Cricket’s popularity and finances have made issues like caste almost irrelevant. What matters is what you bring to the table. There might be cliques, factions and favouritism, but to think that in a selection meeting the chief selector walks in and asks colleagues for the caste of a player along with his cricket stats would be far-fetched. 

To a large extent, caste attitudes are also shaped by the city and culture a sport or a player inhabits. In certain parts of India, a player’s caste is occasionally brought up. But then this is by trolls and trouble-makers and not the sport’s stakeholders. 

In 2021, after the Indian women’s hockey team lost in the Tokyo Olympics semi-final against Argentina, a few upper caste men lit crackers near the home of striker Vandana Katariya, who is Dalit, in Roshnabad, Uttarakhand. A casteist remark was allegedly made about the number of Dalit players in the team. But then it also emerged that Katariya’s brothers, Chandrashekhar, Pankaj and Saurabh, had intimidated their neighbours in the past. Three years earlier, both families―the Katariyas and their neighbour, Titu Pal, whose sons were arrested after the firecracker incident, had registered FIRs against each other in 2018.

So there was more to the firecracker incident than just the hockey result.

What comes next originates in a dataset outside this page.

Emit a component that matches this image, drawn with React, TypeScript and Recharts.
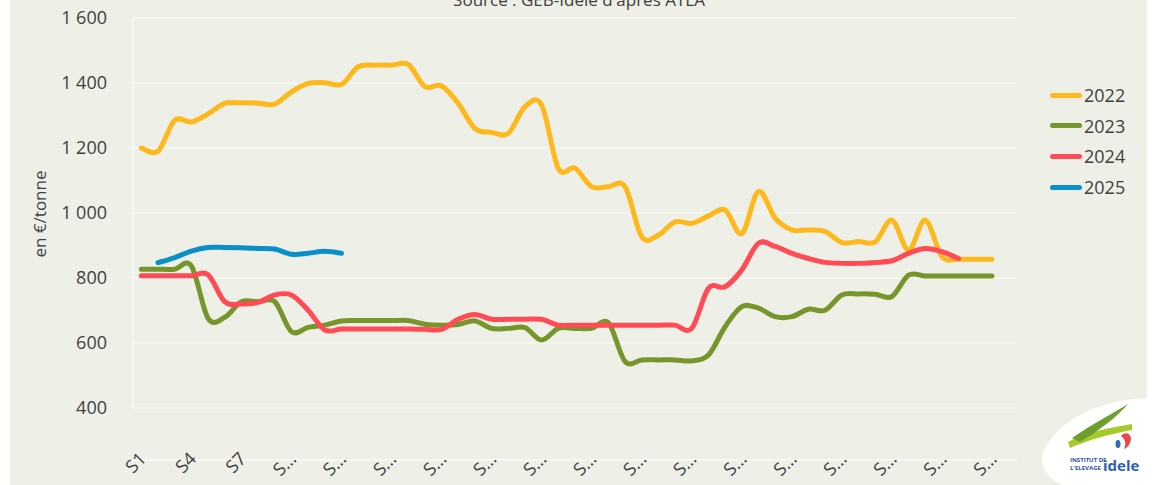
import { LineChart, Line, XAxis, YAxis, CartesianGrid } from "recharts";

const weeks = Array.from({ length: 53 }, (_, i) => `S${i + 1}`);

const y2022 = [
  1200, 1190, 1285, 1280, 1305, 1337, 1339, 1338, 1335, 1373, 1399, 1401, 1396,
  1450, 1455, 1455, 1457, 1389, 1391, 1337, 1260, 1248, 1245, 1327, 1332, 1137,
  1138, 1081, 1081, 1081, 927, 932, 973, 968, 991, 1009, 937, 1066, 984, 948,
  948, 943, 909, 912, 911, 978, 886, 978, 866, 858, 858, 858, null,
];
const y2023 = [
  827, 827, 827, 837, 676, 679, 727, 727, 727, 635, 648, 655, 668, 669, 669,
  669, 669, 658, 655, 657, 668, 645, 645, 647, 609, 645, 645, 645, 662, 543,
  548, 548, 548, 545, 563, 650, 712, 707, 681, 681, 704, 701, 748, 751, 750,
  743, 809, 806, 806, 806, 806, 806, null,
];
const y2024 = [
  807, 807, 807, 807, 810, 727, 720, 725, 748, 748, 701, 640, 643, 643, 643,
  643, 643, 642, 642, 673, 688, 673, 673, 673, 673, 655, 655, 655, 655, 655,
  655, 655, 655, 645, 768, 773, 825, 907, 897, 876, 860, 848, 845, 845, 848,
  853, 876, 891, 881, 860, null, null, null,
];
const y2025 = [
  null, 847, 863, 883, 894, 894, 893, 891, 889, 873, 876, 882, 876,
];

const yTicks = [400, 600, 800, 1000, 1200, 1400, 1600];
const edgeTicks = Array.from({ length: 54 }, (_, i) => i);

const series = [
  { key: "2022", color: "#FFB81C" },
  { key: "2023", color: "#76962B" },
  { key: "2024", color: "#FF4B55" },
  { key: "2025", color: "#0A8FC8" },
];

const data = weeks.map((w, i) => ({
  week: w,
  "2022": y2022[i] ?? null,
  "2023": y2023[i] ?? null,
  "2024": y2024[i] ?? null,
  "2025": y2025[i] ?? null,
}));

const FONT = "'Open Sans', 'Noto Sans', sans-serif";
const TEXT = "#404040";

// Excel-style smoothed line (uniform Catmull-Rom through the points)
function smoothCurve(context: any) {
  let pts: number[][] = [];
  return {
    areaStart() {},
    areaEnd() {},
    lineStart() {
      pts = [];
    },
    point(x: number, y: number) {
      pts.push([+x, +y]);
    },
    lineEnd() {
      const n = pts.length;
      if (!n) return;
      context.moveTo(pts[0][0], pts[0][1]);
      if (n === 1) {
        context.lineTo(pts[0][0], pts[0][1]);
        return;
      }
      for (let i = 0; i < n - 1; i++) {
        const p0 = pts[i - 1] || pts[i];
        const p1 = pts[i];
        const p2 = pts[i + 1];
        const p3 = pts[i + 2] || p2;
        context.bezierCurveTo(
          p1[0] + (p2[0] - p0[0]) / 6,
          p1[1] + (p2[1] - p0[1]) / 6,
          p2[0] - (p3[0] - p1[0]) / 6,
          p2[1] - (p3[1] - p1[1]) / 6,
          p2[0],
          p2[1]
        );
      }
    },
  };
}

const fmt = (v: number) =>
  v >= 1000 ? `${Math.floor(v / 1000)} ${String(v % 1000).padStart(3, "0")}` : `${v}`;

const WeekTick = ({ x, y, payload }: any) => {
  const label = payload.value.length > 2 ? "S…" : payload.value;
  const ax = x + 6;
  const ay = y + 44;
  return (
    <text
      x={ax}
      y={ay}
      transform={`rotate(-45, ${ax}, ${ay})`}
      textAnchor="end"
      fontSize={18}
      fill={TEXT}
      fontFamily={FONT}
    >
      {label}
    </text>
  );
};

export default function App() {
  return (
    <div
      style={{
        position: "absolute",
        left: 0,
        top: 0,
        width: 1156,
        height: 485,
        background: "#ffffff",
        overflow: "hidden",
        fontFamily: FONT,
      }}
    >
      <div
        style={{
          position: "absolute",
          left: 10,
          top: 0,
          width: 1137,
          height: 485,
          background: "#EEF0E7",
        }}
      />
      <div style={{ position: "absolute", left: 0, top: 0 }}>
        <LineChart
          width={1156}
          height={485}
          data={data}
          margin={{ top: 18, right: 139, left: 0, bottom: 17 }}
        >
          <CartesianGrid
            vertical={false}
            stroke="#ffffff"
            strokeOpacity={0.8}
          />
          <XAxis
            xAxisId="edges"
            type="number"
            domain={[0, 53]}
            ticks={edgeTicks}
            allowDataOverflow
            height={8}
            tick={false}
            tickSize={5}
            axisLine={{ stroke: "#ffffff" }}
            tickLine={{ stroke: "#ffffff" }}
          />
          <XAxis
            dataKey="week"
            scale="band"
            interval={2}
            height={52}
            axisLine={false}
            tickLine={false}
            tick={<WeekTick />}
          />
          <YAxis
            domain={[400, 1600]}
            ticks={yTicks}
            width={133}
            tickFormatter={fmt}
            tickLine={false}
            axisLine={{ stroke: "#ffffff" }}
            tickMargin={20}
            tick={{ fontSize: 18, fill: TEXT, fontFamily: FONT }}
          />
          {series.map((s) => (
            <Line
              key={s.key}
              dataKey={s.key}
              type={smoothCurve as any}
              stroke={s.color}
              strokeWidth={5}
              strokeLinecap="round"
              dot={false}
              activeDot={false}
              isAnimationActive={false}
            />
          ))}
        </LineChart>
      </div>
      <svg
        width={1156}
        height={485}
        style={{ position: "absolute", left: 0, top: 0, pointerEvents: "none" }}
      >
        <text
          x={579}
          y={6}
          textAnchor="middle"
          fontSize={17}
          fill={TEXT}
          fontFamily={FONT}
        >
          Source : GEB-Idele d'après ATLA
        </text>
        <text
          x={46}
          y={214}
          transform="rotate(-90, 46, 214)"
          textAnchor="middle"
          fontSize={17}
          fill={TEXT}
          fontFamily={FONT}
        >
          en €/tonne
        </text>
        <path
          d="M1156,398 C1110,398 1062,414 1044,450 C1038,464 1046,478 1062,485 L1156,485 Z"
          fill="#ffffff"
        />
        <path d="M1068,442 C1085,432 1110,428 1132,424 L1132,430 C1110,434 1088,440 1070,448 Z" fill="#A8C92A" />
        <path d="M1072,438 C1092,424 1112,414 1128,404 C1118,416 1100,430 1080,442 Z" fill="#6E9E2E" />
        <path d="M1121,436 C1124,432 1130,432 1131,438 C1131,444 1127,448 1124,449 C1126,444 1126,440 1121,436 Z" fill="#E84A4A" />
        <ellipse cx={1118} cy={444} rx={2.5} ry={4} fill="#2E6BB8" />
        <text x={1070} y={462} fontSize={6} fill="#2E4E9A" fontFamily={FONT} fontWeight={700}>
          INSTITUT DE
        </text>
        <text x={1070} y={470} fontSize={6} fill="#2E4E9A" fontFamily={FONT} fontWeight={700}>
          L'ELEVAGE
        </text>
        <text x={1103} y={471} fontSize={15} fill="#2E5FB0" fontFamily={FONT} fontWeight={700}>
          idele
        </text>
      </svg>
      <div style={{ position: "absolute", left: 1050, top: 80 }}>
        {series.map((s) => (
          <div
            key={s.key}
            style={{ display: "flex", alignItems: "center", height: 30.6 }}
          >
            <div
              style={{
                width: 32,
                height: 5,
                borderRadius: 3,
                background: s.color,
                marginRight: 2,
              }}
            />
            <span style={{ fontSize: 18, color: TEXT, lineHeight: "20px" }}>
              {s.key}
            </span>
          </div>
        ))}
      </div>
    </div>
  );
}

A number of Dalit players have played for India in hockey. According to leading hockey expert and historian, K Arumugam, Ranganathan Francis and the brothers, V J Peter, V J Philips, all multiple Olympians, were Dalit Christians.

In women’s boxing, Thulasi Helen comes from the Dalit community. She had made allegations of sexual abuse against the Tamil Nadu boxing association’s A K Karuna, and after that her career fizzled out.

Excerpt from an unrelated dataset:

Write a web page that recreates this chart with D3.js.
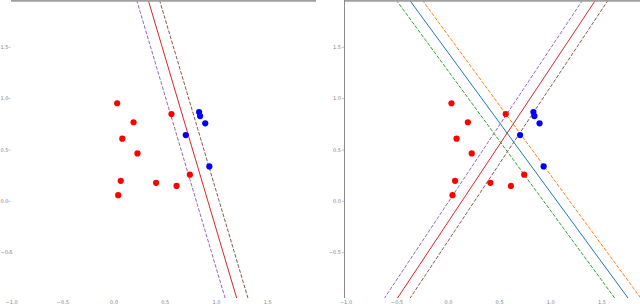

Dalit well-wishers have made a case for reservations in teams, the way South Africa has a quota for Black cricketers. But it is an extremely controversial and complex method. Michael Holding, despite being a West Indian who is sensitive to racism, had doubts about the quota system.

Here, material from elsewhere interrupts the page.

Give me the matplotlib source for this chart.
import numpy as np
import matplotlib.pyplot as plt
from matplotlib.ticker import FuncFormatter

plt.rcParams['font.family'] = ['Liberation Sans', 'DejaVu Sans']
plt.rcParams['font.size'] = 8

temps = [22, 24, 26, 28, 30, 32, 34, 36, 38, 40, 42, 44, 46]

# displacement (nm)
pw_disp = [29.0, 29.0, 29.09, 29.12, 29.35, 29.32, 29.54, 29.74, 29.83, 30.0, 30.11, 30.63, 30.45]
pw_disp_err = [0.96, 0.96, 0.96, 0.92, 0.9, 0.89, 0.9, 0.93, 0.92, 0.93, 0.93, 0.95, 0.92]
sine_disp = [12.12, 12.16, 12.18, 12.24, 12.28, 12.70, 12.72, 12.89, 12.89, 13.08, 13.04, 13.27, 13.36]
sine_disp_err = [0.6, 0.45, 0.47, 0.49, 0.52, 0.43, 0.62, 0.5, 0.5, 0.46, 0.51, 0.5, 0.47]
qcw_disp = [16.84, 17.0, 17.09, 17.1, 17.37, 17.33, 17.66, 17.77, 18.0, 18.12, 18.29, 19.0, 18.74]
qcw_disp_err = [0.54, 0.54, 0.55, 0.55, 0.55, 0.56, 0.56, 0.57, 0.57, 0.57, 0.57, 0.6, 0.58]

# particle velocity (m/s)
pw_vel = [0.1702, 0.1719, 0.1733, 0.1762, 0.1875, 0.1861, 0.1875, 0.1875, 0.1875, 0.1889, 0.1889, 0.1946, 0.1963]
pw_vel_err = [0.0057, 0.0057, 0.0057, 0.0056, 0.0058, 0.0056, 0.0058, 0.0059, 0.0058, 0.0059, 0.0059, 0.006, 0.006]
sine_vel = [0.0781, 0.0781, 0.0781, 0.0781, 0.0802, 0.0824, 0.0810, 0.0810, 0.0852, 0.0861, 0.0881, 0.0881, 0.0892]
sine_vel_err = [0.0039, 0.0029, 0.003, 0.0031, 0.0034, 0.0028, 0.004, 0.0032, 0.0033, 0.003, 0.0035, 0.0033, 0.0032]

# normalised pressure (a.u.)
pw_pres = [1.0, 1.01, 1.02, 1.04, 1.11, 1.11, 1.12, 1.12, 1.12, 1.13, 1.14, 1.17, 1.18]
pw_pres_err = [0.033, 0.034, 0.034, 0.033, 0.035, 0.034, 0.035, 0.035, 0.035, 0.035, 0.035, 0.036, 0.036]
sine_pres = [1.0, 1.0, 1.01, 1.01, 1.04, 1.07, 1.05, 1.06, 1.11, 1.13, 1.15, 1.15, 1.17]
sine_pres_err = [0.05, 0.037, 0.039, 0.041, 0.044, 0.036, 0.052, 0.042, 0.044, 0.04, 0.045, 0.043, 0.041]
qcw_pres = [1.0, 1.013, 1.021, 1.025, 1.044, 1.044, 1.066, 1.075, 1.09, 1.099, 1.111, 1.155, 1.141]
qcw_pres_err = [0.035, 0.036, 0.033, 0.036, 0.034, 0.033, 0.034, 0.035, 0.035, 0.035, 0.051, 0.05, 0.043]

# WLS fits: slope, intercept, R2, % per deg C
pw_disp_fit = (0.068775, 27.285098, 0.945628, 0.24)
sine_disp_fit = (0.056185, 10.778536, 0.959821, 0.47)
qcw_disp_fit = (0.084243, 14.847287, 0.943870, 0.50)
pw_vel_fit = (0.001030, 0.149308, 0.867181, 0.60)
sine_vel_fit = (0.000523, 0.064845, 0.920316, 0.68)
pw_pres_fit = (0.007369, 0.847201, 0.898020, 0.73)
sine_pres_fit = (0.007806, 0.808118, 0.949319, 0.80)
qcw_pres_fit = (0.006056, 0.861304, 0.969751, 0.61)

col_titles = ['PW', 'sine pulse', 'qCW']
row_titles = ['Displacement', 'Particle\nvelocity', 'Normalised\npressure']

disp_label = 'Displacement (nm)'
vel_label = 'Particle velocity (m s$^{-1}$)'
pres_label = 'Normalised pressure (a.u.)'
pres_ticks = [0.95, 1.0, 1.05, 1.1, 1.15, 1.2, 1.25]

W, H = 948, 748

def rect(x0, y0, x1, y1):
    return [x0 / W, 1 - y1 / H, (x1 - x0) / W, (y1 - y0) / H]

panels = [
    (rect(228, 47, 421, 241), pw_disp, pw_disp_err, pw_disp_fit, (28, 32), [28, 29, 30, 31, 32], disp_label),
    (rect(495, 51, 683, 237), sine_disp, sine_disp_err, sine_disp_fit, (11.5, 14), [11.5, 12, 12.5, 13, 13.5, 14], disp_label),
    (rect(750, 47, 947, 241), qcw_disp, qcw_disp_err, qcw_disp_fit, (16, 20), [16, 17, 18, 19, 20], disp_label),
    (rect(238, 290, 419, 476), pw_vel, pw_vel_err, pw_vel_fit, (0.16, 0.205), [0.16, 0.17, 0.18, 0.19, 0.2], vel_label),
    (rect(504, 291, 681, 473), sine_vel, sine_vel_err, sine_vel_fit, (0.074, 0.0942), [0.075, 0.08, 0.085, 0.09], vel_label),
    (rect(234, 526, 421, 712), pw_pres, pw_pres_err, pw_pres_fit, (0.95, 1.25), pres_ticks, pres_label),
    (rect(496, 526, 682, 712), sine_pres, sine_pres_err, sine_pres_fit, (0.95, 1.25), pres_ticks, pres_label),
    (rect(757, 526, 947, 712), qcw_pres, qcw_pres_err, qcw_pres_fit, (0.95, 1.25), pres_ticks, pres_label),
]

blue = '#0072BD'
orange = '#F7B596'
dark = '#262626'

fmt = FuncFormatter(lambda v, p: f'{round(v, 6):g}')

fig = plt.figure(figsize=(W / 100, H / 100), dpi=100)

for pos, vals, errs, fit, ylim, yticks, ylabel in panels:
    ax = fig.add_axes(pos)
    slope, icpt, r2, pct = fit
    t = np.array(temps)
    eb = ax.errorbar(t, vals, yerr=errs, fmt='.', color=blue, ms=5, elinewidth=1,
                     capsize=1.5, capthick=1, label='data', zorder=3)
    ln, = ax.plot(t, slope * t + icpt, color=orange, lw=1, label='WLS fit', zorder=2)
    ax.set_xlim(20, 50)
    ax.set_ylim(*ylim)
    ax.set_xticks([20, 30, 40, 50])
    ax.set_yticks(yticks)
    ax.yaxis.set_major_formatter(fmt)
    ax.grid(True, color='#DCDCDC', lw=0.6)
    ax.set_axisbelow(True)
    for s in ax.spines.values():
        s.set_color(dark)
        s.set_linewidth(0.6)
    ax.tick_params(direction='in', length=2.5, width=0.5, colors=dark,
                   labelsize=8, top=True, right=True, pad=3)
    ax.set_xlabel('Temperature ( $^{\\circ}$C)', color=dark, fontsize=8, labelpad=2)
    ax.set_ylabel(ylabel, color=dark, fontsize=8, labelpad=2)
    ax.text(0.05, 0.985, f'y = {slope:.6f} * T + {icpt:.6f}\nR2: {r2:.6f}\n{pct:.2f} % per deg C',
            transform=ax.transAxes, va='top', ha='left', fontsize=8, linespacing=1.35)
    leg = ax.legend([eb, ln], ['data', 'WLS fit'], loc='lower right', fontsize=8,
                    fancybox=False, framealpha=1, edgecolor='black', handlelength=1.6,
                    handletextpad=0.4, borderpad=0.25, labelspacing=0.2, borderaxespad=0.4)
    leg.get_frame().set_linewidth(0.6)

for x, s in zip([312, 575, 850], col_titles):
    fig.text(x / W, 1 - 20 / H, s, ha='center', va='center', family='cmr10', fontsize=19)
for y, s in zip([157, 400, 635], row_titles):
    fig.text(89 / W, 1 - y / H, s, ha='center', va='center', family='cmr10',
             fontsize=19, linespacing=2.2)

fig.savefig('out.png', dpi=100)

“When you pick someone just because you think you have to have certain boxes ticked, whether they are good or not…They (those players) are carrying an extra burden because there will always be people who will say they are only there because regulations say they have to be there,” Holding once said.

Besides, a quota system goes against the very fundamental principle of sports, that a team should be the “best possible eleven”, selected on merit alone.

The solution lies in making sports more accessible to Dalits, training and mentoring them regularly, so that they organically increase their chances of selection, and get the respect and opportunities they deserve.